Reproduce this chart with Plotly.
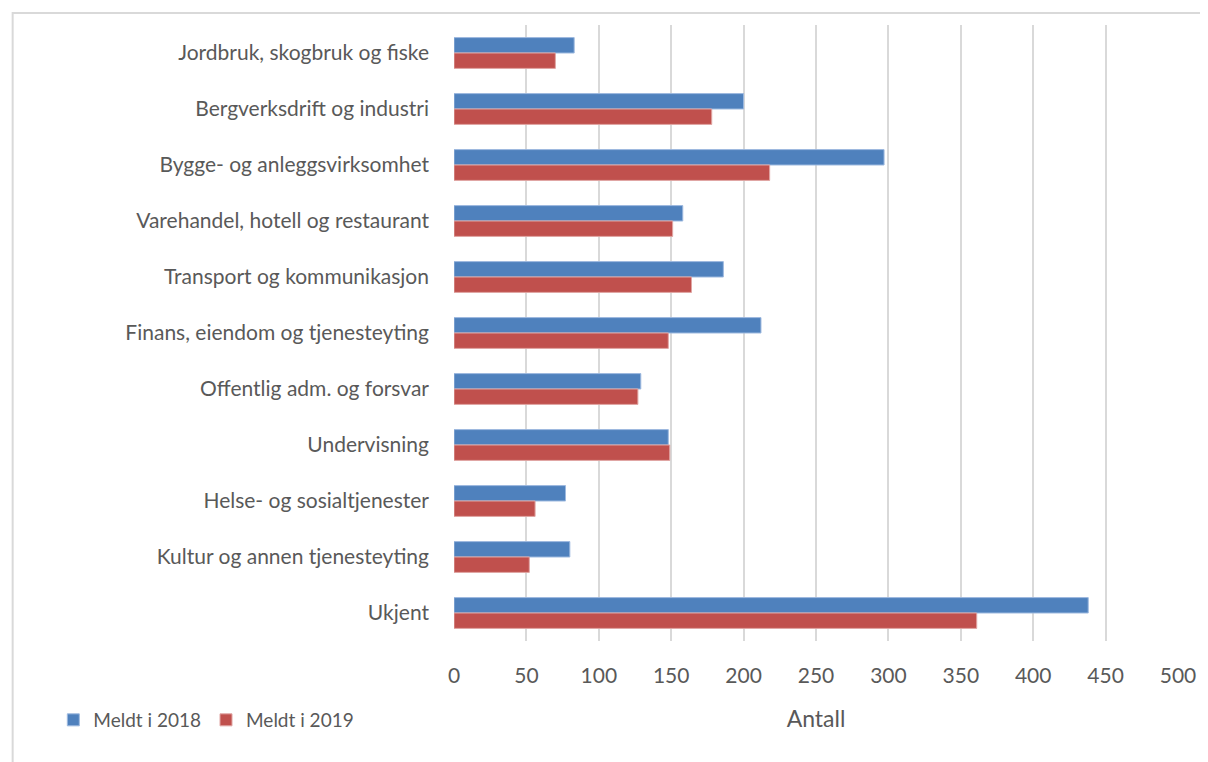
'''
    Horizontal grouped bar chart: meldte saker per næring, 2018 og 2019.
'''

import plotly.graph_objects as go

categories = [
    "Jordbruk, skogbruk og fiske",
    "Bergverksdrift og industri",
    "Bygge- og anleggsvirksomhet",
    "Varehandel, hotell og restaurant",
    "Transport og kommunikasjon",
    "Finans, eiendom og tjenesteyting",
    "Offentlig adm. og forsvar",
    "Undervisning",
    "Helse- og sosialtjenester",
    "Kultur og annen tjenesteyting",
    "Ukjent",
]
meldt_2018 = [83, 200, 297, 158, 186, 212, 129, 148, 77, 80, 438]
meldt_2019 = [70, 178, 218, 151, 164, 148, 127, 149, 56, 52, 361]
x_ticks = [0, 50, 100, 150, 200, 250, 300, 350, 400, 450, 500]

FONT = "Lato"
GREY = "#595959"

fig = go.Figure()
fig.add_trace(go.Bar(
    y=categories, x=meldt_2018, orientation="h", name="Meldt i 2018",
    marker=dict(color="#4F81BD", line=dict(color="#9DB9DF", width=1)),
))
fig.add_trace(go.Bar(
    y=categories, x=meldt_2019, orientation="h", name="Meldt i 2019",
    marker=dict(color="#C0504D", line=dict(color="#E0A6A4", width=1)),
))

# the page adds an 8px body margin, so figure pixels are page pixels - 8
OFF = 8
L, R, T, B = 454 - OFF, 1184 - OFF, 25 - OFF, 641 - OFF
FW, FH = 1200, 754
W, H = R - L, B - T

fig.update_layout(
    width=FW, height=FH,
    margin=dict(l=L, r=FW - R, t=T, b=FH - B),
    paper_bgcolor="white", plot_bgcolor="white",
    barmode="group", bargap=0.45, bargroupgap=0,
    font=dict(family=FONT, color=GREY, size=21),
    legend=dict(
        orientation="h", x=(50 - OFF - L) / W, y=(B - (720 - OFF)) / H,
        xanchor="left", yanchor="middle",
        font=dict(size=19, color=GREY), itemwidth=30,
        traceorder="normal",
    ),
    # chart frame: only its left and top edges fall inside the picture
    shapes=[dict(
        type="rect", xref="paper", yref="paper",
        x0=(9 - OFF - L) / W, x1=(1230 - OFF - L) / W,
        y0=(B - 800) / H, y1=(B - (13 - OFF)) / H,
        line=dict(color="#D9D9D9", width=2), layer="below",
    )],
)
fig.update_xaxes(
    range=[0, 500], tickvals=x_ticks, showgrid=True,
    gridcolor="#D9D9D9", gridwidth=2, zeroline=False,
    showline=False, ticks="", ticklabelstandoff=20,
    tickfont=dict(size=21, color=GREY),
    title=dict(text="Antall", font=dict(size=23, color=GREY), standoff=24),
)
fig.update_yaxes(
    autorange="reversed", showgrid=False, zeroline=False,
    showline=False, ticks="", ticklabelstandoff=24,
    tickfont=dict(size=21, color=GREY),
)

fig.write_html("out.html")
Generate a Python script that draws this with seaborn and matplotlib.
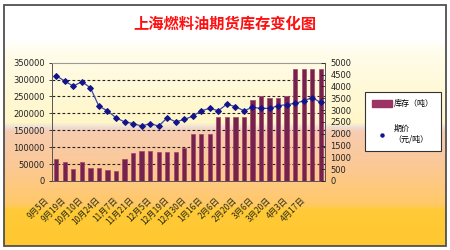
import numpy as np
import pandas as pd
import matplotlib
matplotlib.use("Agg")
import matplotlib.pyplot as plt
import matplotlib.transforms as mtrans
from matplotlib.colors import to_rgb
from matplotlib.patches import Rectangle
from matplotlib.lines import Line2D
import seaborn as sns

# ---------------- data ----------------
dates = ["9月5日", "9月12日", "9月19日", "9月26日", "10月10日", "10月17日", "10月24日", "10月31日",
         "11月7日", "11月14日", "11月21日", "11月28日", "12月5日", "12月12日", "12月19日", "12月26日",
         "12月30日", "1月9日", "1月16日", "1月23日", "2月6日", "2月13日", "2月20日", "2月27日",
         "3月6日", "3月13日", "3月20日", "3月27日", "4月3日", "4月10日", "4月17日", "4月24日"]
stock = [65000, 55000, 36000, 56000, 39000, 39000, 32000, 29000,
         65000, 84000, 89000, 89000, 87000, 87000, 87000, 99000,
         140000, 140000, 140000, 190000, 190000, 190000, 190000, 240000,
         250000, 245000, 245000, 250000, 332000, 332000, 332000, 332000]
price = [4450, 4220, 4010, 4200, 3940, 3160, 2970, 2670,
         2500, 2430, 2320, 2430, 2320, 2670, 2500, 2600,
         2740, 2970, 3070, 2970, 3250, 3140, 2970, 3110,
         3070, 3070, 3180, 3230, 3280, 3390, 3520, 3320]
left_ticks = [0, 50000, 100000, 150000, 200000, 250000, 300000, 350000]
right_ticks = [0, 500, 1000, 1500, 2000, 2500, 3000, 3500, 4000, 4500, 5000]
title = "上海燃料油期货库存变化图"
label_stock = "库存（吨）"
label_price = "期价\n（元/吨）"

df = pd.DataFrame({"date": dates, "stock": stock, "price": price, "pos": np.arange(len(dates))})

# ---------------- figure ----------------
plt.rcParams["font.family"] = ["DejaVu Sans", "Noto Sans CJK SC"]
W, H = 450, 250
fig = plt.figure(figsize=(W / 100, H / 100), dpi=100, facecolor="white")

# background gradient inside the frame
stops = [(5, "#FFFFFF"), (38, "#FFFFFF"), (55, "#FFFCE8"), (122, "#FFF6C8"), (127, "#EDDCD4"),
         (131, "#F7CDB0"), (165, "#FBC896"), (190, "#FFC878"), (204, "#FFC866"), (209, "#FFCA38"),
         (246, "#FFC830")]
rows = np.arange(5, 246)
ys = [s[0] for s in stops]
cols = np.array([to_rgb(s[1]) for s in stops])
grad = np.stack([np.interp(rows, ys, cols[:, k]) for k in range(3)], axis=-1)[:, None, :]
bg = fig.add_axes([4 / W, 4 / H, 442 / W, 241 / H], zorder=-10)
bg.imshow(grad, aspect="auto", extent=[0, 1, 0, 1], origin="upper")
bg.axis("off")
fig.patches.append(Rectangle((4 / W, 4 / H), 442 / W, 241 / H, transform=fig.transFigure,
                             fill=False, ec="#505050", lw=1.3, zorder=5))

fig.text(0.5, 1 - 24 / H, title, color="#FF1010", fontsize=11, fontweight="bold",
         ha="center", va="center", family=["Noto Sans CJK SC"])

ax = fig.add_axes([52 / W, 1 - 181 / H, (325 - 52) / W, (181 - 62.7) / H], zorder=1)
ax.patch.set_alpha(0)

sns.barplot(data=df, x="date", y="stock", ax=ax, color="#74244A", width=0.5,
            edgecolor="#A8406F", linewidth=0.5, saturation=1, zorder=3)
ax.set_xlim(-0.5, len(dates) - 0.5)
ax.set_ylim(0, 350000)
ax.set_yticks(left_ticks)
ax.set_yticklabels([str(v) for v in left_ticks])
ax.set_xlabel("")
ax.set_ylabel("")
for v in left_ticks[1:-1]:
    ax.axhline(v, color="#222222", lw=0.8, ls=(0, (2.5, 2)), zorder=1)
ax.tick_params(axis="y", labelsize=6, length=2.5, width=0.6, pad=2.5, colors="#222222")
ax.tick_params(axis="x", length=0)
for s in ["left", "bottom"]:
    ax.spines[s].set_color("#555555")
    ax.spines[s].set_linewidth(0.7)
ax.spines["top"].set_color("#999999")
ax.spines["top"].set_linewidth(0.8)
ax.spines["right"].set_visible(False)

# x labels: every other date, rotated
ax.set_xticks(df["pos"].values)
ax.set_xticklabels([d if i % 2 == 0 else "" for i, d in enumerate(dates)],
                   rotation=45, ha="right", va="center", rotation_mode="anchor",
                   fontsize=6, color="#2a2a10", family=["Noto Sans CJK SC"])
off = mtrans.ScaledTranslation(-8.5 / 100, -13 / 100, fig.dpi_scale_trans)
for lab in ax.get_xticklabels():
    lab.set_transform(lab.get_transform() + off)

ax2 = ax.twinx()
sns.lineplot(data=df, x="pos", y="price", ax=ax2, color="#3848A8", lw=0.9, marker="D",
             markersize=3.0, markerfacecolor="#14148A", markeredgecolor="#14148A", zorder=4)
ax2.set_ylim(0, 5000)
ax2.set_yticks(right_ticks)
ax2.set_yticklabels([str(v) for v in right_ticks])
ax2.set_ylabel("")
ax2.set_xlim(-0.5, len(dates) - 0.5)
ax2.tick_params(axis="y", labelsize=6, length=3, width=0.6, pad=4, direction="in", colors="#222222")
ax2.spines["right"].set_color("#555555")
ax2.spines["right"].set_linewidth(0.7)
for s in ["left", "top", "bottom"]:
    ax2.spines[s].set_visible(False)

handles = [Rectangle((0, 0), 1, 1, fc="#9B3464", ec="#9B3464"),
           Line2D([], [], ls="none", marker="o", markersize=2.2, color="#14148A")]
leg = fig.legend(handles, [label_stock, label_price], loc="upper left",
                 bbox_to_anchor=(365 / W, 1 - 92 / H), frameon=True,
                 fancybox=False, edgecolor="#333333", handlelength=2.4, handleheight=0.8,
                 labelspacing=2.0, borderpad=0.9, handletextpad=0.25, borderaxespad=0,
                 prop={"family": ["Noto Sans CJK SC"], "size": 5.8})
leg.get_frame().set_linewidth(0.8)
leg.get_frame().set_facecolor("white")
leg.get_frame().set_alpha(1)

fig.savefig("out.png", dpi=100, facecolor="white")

━━━━━━━━━━━━━━━━━━━━

Requirement ▸
Repeat, with no pictures, each line from the beginning of the data through the line containing "import plotly.graph_objects as go", inclusive.

Solution for this problem ▸
Reproduce this chart with Plotly.
'''
    Horizontal grouped bar chart: meldte saker per næring, 2018 og 2019.
'''

import plotly.graph_objects as go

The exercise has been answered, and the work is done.